━━━━━ LISTING ━━━━━

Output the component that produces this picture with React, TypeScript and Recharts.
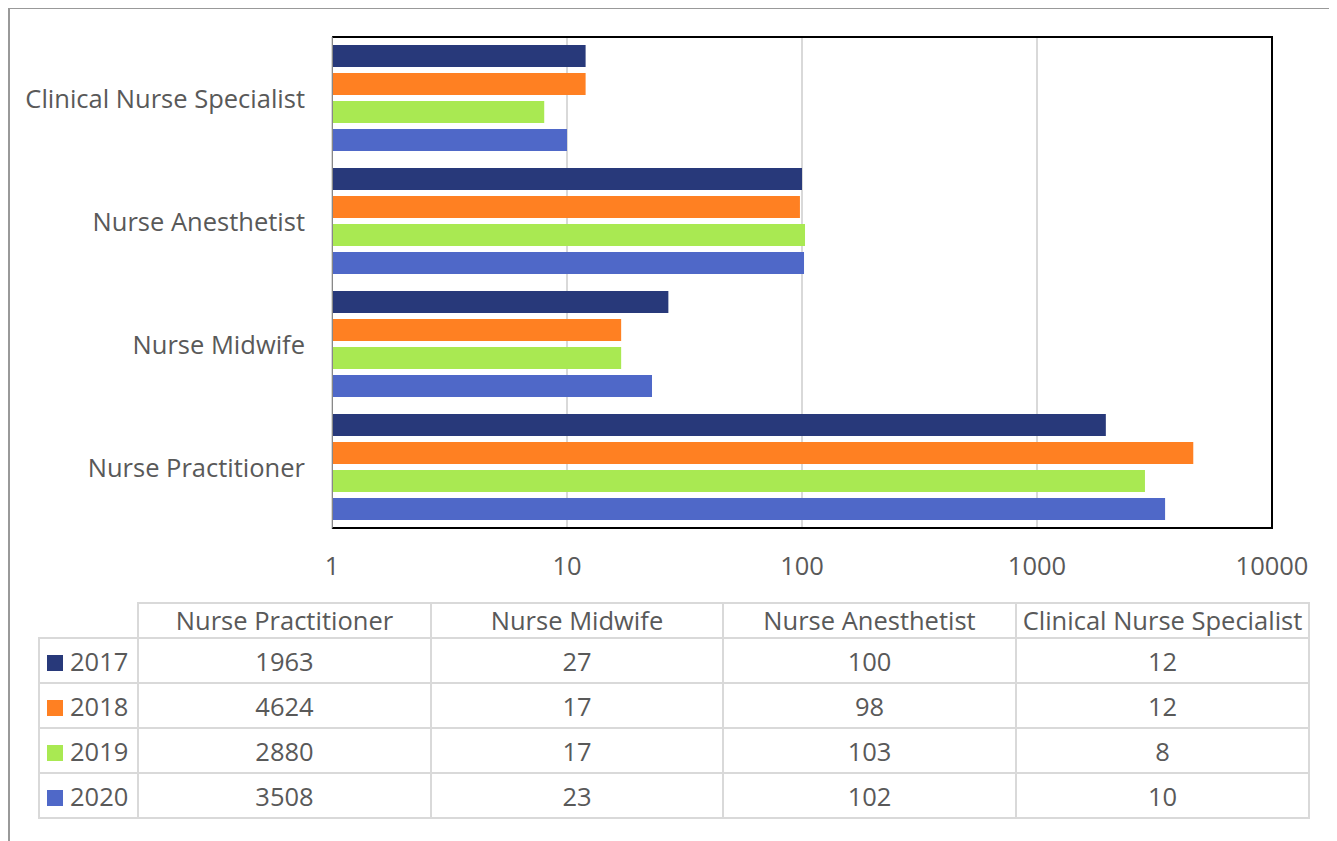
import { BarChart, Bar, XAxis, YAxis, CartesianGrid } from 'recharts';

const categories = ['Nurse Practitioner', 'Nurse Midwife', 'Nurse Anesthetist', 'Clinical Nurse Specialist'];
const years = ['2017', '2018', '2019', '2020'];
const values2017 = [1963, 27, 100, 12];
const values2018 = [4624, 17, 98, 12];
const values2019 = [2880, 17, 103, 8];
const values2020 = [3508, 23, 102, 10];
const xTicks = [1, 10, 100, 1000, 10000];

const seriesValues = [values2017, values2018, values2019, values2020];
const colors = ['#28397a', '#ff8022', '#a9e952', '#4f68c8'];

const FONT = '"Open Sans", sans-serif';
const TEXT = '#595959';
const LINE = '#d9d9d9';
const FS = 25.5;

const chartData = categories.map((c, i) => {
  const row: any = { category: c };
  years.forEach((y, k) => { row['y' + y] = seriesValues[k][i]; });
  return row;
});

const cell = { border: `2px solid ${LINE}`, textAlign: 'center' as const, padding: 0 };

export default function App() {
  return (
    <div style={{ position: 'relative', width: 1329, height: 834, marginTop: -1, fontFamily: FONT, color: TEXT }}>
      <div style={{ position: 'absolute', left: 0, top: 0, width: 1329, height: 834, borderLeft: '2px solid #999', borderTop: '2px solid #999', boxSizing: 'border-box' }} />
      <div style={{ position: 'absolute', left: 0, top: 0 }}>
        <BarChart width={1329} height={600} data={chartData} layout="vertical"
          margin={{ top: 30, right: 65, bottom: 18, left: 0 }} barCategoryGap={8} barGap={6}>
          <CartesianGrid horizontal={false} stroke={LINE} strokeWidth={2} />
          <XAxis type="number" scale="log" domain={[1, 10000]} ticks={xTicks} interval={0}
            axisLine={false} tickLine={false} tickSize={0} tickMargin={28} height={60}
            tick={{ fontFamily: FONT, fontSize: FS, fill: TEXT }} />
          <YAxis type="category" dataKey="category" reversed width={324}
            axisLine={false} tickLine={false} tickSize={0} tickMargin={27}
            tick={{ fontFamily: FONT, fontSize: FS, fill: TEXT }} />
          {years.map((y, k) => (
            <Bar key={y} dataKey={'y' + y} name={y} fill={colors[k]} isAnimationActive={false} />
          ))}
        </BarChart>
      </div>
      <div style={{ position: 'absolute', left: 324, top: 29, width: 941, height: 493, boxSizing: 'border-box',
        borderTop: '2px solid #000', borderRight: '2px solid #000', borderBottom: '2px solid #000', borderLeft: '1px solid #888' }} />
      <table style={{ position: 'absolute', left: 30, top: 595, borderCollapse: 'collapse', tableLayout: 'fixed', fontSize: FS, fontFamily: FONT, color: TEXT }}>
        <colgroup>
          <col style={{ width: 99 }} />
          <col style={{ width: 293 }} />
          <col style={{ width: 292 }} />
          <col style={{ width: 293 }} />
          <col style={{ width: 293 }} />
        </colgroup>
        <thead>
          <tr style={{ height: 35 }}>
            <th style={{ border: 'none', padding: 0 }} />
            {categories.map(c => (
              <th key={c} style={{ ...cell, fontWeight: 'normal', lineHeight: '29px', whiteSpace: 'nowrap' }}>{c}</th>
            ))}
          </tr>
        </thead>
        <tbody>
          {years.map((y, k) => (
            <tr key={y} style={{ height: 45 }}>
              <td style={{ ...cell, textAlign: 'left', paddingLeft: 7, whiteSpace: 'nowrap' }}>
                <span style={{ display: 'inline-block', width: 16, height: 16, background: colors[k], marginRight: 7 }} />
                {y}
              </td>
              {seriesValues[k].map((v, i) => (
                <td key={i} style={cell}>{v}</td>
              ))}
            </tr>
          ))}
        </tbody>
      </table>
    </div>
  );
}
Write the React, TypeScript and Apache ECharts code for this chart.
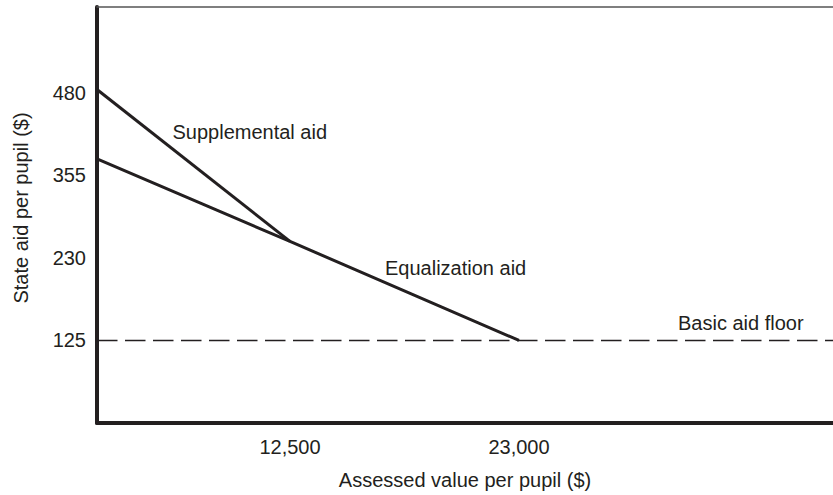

━━━━━

EXERCISE DIRECTIONS.
Reproduce every entry word for word, but skip any pictures.

TASK RESPONSE.
Output the component that produces this picture with React, TypeScript and Recharts.
import { BarChart, Bar, XAxis, YAxis, CartesianGrid } from 'recharts';

const categories = ['Nurse Practitioner', 'Nurse Midwife', 'Nurse Anesthetist', 'Clinical Nurse Specialist'];
const years = ['2017', '2018', '2019', '2020'];
const values2017 = [1963, 27, 100, 12];
const values2018 = [4624, 17, 98, 12];
const values2019 = [2880, 17, 103, 8];
const values2020 = [3508, 23, 102, 10];
const xTicks = [1, 10, 100, 1000, 10000];

const seriesValues = [values2017, values2018, values2019, values2020];
const colors = ['#28397a', '#ff8022', '#a9e952', '#4f68c8'];

const FONT = '"Open Sans", sans-serif';
const TEXT = '#595959';
const LINE = '#d9d9d9';
const FS = 25.5;

const chartData = categories.map((c, i) => {
  const row: any = { category: c };
  years.forEach((y, k) => { row['y' + y] = seriesValues[k][i]; });
  return row;
});

const cell = { border: `2px solid ${LINE}`, textAlign: 'center' as const, padding: 0 };

export default function App() {
  return (
    <div style={{ position: 'relative', width: 1329, height: 834, marginTop: -1, fontFamily: FONT, color: TEXT }}>
      <div style={{ position: 'absolute', left: 0, top: 0, width: 1329, height: 834, borderLeft: '2px solid #999', borderTop: '2px solid #999', boxSizing: 'border-box' }} />
      <div style={{ position: 'absolute', left: 0, top: 0 }}>
        <BarChart width={1329} height={600} data={chartData} layout="vertical"
          margin={{ top: 30, right: 65, bottom: 18, left: 0 }} barCategoryGap={8} barGap={6}>
          <CartesianGrid horizontal={false} stroke={LINE} strokeWidth={2} />
          <XAxis type="number" scale="log" domain={[1, 10000]} ticks={xTicks} interval={0}
            axisLine={false} tickLine={false} tickSize={0} tickMargin={28} height={60}
            tick={{ fontFamily: FONT, fontSize: FS, fill: TEXT }} />
          <YAxis type="category" dataKey="category" reversed width={324}
            axisLine={false} tickLine={false} tickSize={0} tickMargin={27}
            tick={{ fontFamily: FONT, fontSize: FS, fill: TEXT }} />
          {years.map((y, k) => (
            <Bar key={y} dataKey={'y' + y} name={y} fill={colors[k]} isAnimationActive={false} />
          ))}
        </BarChart>
      </div>
      <div style={{ position: 'absolute', left: 324, top: 29, width: 941, height: 493, boxSizing: 'border-box',
        borderTop: '2px solid #000', borderRight: '2px solid #000', borderBottom: '2px solid #000', borderLeft: '1px solid #888' }} />
      <table style={{ position: 'absolute', left: 30, top: 595, borderCollapse: 'collapse', tableLayout: 'fixed', fontSize: FS, fontFamily: FONT, color: TEXT }}>
        <colgroup>
          <col style={{ width: 99 }} />
          <col style={{ width: 293 }} />
          <col style={{ width: 292 }} />
          <col style={{ width: 293 }} />
          <col style={{ width: 293 }} />
        </colgroup>
        <thead>
          <tr style={{ height: 35 }}>
            <th style={{ border: 'none', padding: 0 }} />
            {categories.map(c => (
              <th key={c} style={{ ...cell, fontWeight: 'normal', lineHeight: '29px', whiteSpace: 'nowrap' }}>{c}</th>
            ))}
          </tr>
        </thead>
        <tbody>
          {years.map((y, k) => (
            <tr key={y} style={{ height: 45 }}>
              <td style={{ ...cell, textAlign: 'left', paddingLeft: 7, whiteSpace: 'nowrap' }}>
                <span style={{ display: 'inline-block', width: 16, height: 16, background: colors[k], marginRight: 7 }} />
                {y}
              </td>
              {seriesValues[k].map((v, i) => (
                <td key={i} style={cell}>{v}</td>
              ))}
            </tr>
          ))}
        </tbody>
      </table>
    </div>
  );
}
Write the React, TypeScript and Apache ECharts code for this chart.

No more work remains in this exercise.